Zoom in: There are more subtle ways that the U.S. role in the global economy and financial system has contributed to its resilience.
- Global investors who want to bet on the AI revolution have little choice but to buy shares of U.S. companies — and those hundreds of billions of dollars are being deployed in the construction of data centers.
- Growth is being propelled in part by the Trump administration's tax cut legislation enacted last year. It widened fiscal deficits, yet interest rates have fallen since it was passed.
- That reflects deep global demand for Treasury securities, in turn tied to the centrality of the dollar as the global reserve currency.
What they're saying: "If there is one lesson from the past few years, this past week especially, [it] is that true energy independence means freedom from the vacillations from global markets," Ben Harris, head of economic studies at the Brookings Institution and a former Treasury Department official, tells Axios.
- "When you have a massive economy, with so much wealth, so much diversification, it's hard to disrupt it."
Reality check: None of this means that Americans are thrilled with the state of the economy. Consumer sentiment surveys point to the kind of pessimism usually seen during recessions or inflationary spikes.
Between the lines: So what could go wrong? The likeliest contenders include two-sided risks from the AI surge and from geopolitics.

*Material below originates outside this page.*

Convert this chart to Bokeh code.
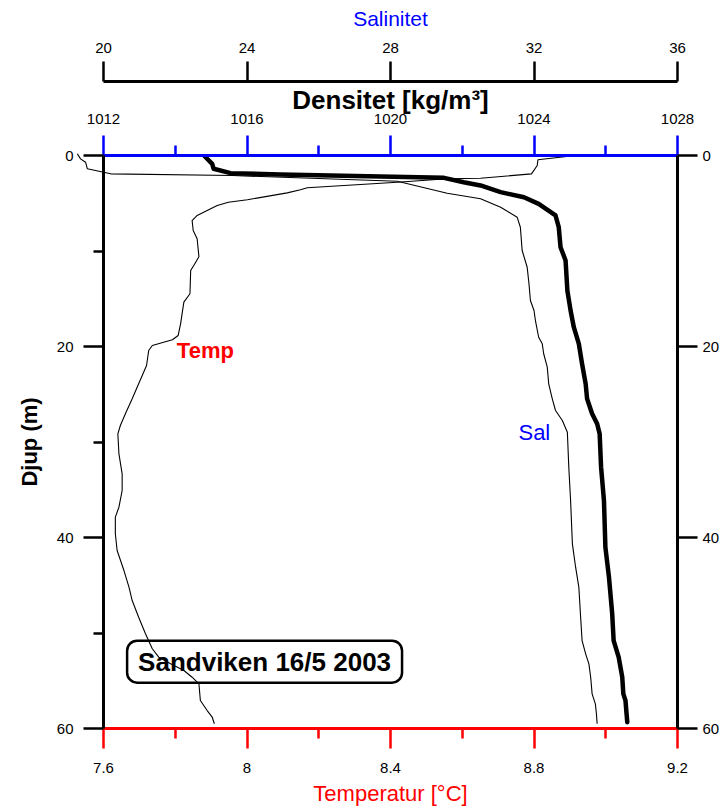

- A rapid displacement of millions of workers by generative AI would create mass unemployment, at least temporarily.
- If the Iran war chokes off the shipment of oil and natural gas through the Persian Gulf for a sustained period, that could create a global recession and much higher energy prices.
Yes, but: The natural state of the $30 trillion U.S. economy is to maintain forward momentum.
- It will take more than a bunch of adverse headlines to stop it.